Quote all of the data exactly as given. Skip every picture it contains.
——————
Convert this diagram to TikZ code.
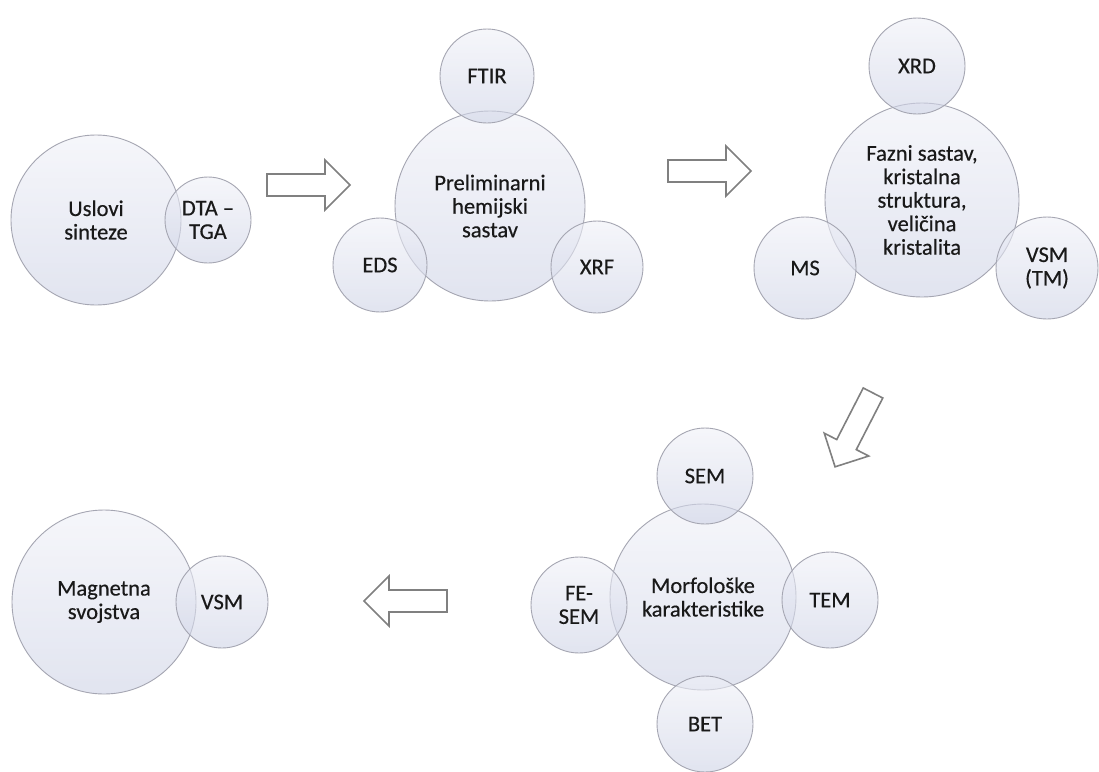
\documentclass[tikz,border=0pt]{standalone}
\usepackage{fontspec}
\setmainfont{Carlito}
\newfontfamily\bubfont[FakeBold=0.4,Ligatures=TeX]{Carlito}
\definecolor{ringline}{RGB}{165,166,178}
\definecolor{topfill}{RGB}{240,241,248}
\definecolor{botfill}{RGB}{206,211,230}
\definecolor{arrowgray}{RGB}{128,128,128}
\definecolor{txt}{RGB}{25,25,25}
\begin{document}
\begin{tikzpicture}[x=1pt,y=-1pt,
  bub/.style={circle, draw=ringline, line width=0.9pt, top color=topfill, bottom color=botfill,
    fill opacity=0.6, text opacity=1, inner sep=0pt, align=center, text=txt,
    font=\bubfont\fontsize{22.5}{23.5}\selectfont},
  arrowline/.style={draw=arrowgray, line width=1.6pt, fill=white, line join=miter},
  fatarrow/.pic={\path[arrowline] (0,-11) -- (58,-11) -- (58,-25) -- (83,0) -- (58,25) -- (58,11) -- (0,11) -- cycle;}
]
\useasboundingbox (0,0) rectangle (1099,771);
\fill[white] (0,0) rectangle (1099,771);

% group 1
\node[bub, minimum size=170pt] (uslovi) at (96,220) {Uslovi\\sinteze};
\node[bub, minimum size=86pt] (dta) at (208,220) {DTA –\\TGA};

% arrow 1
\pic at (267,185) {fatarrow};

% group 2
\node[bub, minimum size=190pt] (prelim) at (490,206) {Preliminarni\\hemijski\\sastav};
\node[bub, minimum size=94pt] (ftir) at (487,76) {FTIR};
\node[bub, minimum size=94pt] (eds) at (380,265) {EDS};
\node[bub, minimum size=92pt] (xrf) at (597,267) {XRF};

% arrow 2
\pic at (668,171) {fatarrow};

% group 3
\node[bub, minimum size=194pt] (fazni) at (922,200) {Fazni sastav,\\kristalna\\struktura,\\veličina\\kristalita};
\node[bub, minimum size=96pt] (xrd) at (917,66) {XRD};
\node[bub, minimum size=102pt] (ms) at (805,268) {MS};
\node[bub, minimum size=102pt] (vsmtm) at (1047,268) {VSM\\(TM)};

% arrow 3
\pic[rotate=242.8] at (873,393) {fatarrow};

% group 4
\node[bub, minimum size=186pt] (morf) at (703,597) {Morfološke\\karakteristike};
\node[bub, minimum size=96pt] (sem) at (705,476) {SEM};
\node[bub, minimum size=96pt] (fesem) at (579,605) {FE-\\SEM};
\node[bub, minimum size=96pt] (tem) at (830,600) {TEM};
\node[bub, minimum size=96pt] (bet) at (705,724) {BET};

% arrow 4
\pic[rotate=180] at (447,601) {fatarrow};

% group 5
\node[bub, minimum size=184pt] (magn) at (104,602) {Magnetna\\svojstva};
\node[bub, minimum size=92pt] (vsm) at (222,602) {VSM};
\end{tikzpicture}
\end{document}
——————
● **Task result**
Convert this diagram to TikZ code.
\documentclass[tikz,border=0pt]{standalone}
\usepackage{fontspec}
\setmainfont{Carlito}
\newfontfamily\bubfont[FakeBold=0.4,Ligatures=TeX]{Carlito}
\definecolor{ringline}{RGB}{165,166,178}
\definecolor{topfill}{RGB}{240,241,248}
\definecolor{botfill}{RGB}{206,211,230}
\definecolor{arrowgray}{RGB}{128,128,128}
\definecolor{txt}{RGB}{25,25,25}
\begin{document}
\begin{tikzpicture}[x=1pt,y=-1pt,
  bub/.style={circle, draw=ringline, line width=0.9pt, top color=topfill, bottom color=botfill,
    fill opacity=0.6, text opacity=1, inner sep=0pt, align=center, text=txt,
    font=\bubfont\fontsize{22.5}{23.5}\selectfont},
  arrowline/.style={draw=arrowgray, line width=1.6pt, fill=white, line join=miter},
  fatarrow/.pic={\path[arrowline] (0,-11) -- (58,-11) -- (58,-25) -- (83,0) -- (58,25) -- (58,11) -- (0,11) -- cycle;}
]
\useasboundingbox (0,0) rectangle (1099,771);
\fill[white] (0,0) rectangle (1099,771);

% group 1
\node[bub, minimum size=170pt] (uslovi) at (96,220) {Uslovi\\sinteze};
\node[bub, minimum size=86pt] (dta) at (208,220) {DTA –\\TGA};

% arrow 1
\pic at (267,185) {fatarrow};

% group 2
\node[bub, minimum size=190pt] (prelim) at (490,206) {Preliminarni\\hemijski\\sastav};
\node[bub, minimum size=94pt] (ftir) at (487,76) {FTIR};
\node[bub, minimum size=94pt] (eds) at (380,265) {EDS};
\node[bub, minimum size=92pt] (xrf) at (597,267) {XRF};

% arrow 2
\pic at (668,171) {fatarrow};

% group 3
\node[bub, minimum size=194pt] (fazni) at (922,200) {Fazni sastav,\\kristalna\\struktura,\\veličina\\kristalita};
\node[bub, minimum size=96pt] (xrd) at (917,66) {XRD};
\node[bub, minimum size=102pt] (ms) at (805,268) {MS};
\node[bub, minimum size=102pt] (vsmtm) at (1047,268) {VSM\\(TM)};

% arrow 3
\pic[rotate=242.8] at (873,393) {fatarrow};

% group 4
\node[bub, minimum size=186pt] (morf) at (703,597) {Morfološke\\karakteristike};
\node[bub, minimum size=96pt] (sem) at (705,476) {SEM};
\node[bub, minimum size=96pt] (fesem) at (579,605) {FE-\\SEM};
\node[bub, minimum size=96pt] (tem) at (830,600) {TEM};
\node[bub, minimum size=96pt] (bet) at (705,724) {BET};

% arrow 4
\pic[rotate=180] at (447,601) {fatarrow};

% group 5
\node[bub, minimum size=184pt] (magn) at (104,602) {Magnetna\\svojstva};
\node[bub, minimum size=92pt] (vsm) at (222,602) {VSM};
\end{tikzpicture}
\end{document}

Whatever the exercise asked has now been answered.